### Your goal
Everything from the first line of the data below through the line that contains "58, 60, 62];" should be written out exactly, please, and nothing more; the pictures stay out.

### Given data
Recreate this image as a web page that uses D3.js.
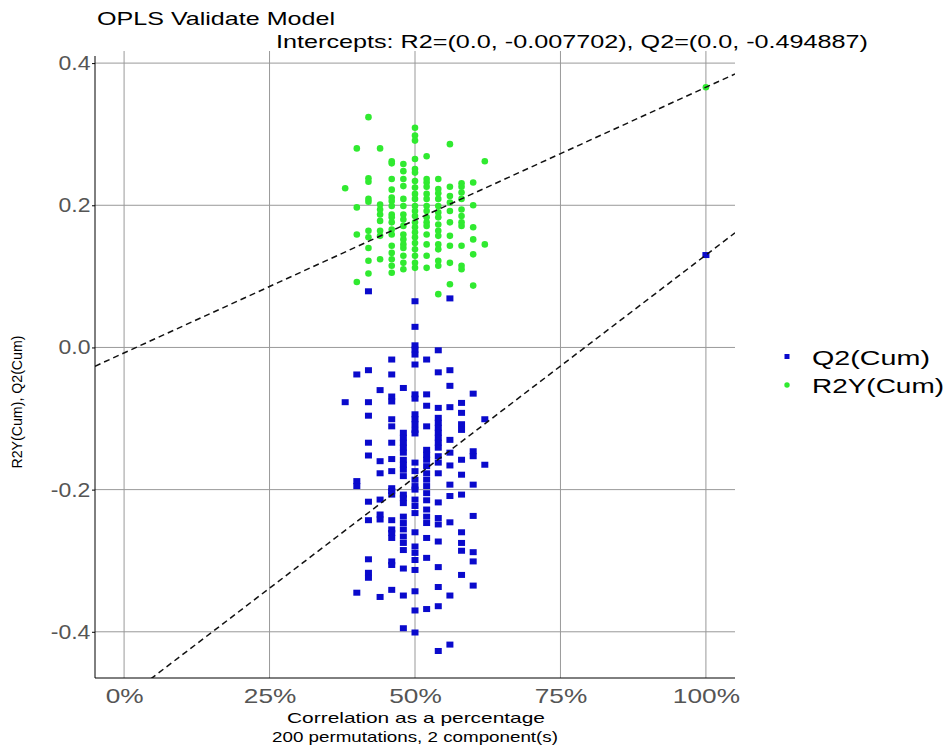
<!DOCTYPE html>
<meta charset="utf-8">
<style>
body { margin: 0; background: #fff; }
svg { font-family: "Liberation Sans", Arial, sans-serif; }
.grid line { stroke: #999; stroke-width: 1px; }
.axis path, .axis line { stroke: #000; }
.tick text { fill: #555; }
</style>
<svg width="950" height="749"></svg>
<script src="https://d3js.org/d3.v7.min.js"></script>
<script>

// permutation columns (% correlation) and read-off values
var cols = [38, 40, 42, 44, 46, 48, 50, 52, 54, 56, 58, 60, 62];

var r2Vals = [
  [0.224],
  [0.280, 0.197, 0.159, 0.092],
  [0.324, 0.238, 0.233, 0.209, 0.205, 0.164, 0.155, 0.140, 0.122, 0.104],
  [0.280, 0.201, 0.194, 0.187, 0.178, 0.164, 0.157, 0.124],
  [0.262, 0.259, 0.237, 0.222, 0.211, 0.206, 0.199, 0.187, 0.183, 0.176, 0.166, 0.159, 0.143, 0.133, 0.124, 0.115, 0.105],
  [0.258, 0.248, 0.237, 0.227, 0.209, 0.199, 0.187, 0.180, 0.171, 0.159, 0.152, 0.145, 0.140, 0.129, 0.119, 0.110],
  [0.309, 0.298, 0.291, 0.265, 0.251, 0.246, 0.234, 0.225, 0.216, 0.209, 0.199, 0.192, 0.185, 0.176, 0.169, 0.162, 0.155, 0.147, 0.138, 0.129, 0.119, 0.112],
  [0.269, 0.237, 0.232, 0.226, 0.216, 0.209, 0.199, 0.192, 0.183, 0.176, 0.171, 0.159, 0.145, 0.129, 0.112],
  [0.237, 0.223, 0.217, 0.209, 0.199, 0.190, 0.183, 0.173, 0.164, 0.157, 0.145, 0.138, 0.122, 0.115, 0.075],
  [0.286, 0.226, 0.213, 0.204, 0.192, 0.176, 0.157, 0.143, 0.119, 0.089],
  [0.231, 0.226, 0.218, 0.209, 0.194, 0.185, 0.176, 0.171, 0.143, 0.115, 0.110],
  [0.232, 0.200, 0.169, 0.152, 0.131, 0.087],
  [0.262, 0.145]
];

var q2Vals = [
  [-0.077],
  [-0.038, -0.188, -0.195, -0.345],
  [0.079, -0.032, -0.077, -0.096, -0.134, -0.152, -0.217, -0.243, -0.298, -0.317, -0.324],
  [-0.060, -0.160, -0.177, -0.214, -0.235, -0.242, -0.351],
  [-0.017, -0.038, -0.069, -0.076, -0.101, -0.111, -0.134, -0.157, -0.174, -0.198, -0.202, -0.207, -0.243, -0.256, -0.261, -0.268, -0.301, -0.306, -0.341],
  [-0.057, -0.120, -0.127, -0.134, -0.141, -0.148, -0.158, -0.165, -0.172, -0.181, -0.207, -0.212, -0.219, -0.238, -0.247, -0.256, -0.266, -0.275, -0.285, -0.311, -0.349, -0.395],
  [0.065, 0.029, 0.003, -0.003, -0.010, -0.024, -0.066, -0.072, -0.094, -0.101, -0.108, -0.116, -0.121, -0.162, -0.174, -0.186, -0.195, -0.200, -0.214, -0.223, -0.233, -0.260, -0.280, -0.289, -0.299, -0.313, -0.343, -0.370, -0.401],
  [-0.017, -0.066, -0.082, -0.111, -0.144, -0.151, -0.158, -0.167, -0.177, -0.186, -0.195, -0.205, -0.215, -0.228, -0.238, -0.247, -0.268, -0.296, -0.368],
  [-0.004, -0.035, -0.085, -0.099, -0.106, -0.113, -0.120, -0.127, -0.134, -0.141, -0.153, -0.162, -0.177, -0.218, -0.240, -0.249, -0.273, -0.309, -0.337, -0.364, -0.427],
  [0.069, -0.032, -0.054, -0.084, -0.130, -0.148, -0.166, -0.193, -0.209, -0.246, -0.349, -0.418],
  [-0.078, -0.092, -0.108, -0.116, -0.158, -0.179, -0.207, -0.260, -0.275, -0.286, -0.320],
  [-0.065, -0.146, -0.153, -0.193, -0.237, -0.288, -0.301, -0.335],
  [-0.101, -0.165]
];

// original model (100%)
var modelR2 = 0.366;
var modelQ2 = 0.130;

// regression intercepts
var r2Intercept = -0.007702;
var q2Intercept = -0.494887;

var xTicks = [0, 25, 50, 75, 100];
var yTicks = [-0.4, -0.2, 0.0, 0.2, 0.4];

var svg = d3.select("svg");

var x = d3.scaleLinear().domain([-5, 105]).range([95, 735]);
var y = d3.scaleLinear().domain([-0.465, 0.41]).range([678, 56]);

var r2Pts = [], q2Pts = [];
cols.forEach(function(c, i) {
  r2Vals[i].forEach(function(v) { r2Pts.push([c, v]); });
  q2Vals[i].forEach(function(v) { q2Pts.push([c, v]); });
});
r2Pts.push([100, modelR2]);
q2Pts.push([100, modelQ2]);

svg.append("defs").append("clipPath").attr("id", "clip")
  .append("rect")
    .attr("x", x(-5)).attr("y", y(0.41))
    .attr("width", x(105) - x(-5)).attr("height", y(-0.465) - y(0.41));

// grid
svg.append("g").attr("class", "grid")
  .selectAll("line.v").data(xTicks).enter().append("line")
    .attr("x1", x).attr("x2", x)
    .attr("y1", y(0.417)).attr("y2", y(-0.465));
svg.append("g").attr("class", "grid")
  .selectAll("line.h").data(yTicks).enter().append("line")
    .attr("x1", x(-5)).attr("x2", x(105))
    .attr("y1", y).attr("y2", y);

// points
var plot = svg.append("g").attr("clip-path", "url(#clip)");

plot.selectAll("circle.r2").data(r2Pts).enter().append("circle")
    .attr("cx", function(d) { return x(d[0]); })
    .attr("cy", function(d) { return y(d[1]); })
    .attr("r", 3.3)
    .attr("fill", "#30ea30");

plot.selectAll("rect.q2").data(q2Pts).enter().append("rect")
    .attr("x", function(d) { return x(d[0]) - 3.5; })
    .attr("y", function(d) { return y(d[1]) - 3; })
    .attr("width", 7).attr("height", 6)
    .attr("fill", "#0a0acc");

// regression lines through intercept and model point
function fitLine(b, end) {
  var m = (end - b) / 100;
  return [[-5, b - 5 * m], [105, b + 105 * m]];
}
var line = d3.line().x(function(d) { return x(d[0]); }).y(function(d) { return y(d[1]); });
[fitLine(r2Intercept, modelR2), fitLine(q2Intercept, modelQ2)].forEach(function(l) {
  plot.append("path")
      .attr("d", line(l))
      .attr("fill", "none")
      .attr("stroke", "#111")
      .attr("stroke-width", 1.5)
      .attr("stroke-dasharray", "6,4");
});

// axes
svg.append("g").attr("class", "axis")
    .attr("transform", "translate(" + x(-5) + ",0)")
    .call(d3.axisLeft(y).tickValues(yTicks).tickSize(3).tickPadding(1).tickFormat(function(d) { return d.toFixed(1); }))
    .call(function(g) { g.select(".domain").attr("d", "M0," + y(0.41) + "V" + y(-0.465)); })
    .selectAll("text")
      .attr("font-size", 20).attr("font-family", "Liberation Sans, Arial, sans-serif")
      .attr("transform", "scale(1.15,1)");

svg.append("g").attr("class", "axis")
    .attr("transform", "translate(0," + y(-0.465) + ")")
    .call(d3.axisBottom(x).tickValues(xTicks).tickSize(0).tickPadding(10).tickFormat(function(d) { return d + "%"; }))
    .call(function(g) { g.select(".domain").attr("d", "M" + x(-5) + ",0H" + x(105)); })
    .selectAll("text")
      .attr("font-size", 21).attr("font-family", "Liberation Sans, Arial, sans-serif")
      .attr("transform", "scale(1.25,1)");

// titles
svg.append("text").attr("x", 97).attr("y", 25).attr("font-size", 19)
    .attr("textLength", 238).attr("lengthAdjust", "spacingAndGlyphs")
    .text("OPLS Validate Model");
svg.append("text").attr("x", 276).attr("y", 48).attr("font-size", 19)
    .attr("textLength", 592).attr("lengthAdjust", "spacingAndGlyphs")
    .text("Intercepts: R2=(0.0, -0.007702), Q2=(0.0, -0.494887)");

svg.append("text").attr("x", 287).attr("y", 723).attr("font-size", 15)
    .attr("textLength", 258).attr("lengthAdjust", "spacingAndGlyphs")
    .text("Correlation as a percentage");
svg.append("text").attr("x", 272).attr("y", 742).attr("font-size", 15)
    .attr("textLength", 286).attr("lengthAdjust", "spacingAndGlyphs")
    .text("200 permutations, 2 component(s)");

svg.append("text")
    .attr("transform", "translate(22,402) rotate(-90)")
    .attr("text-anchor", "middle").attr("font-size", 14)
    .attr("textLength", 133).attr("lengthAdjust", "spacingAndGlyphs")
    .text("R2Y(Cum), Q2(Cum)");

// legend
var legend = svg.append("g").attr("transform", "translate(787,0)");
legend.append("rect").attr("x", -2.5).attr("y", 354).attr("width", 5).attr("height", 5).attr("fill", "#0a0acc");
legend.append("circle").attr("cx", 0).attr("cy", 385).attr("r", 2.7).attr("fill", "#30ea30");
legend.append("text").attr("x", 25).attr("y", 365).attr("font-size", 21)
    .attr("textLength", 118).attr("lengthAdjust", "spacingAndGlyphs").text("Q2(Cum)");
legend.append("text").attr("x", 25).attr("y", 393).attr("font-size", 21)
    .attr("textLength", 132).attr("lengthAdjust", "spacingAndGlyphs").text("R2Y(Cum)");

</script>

### Answer for this exercise
Recreate this image as a web page that uses D3.js.
<!DOCTYPE html>
<meta charset="utf-8">
<style>
body { margin: 0; background: #fff; }
svg { font-family: "Liberation Sans", Arial, sans-serif; }
.grid line { stroke: #999; stroke-width: 1px; }
.axis path, .axis line { stroke: #000; }
.tick text { fill: #555; }
</style>
<svg width="950" height="749"></svg>
<script src="https://d3js.org/d3.v7.min.js"></script>
<script>

// permutation columns (% correlation) and read-off values
var cols = [38, 40, 42, 44, 46, 48, 50, 52, 54, 56, 58, 60, 62];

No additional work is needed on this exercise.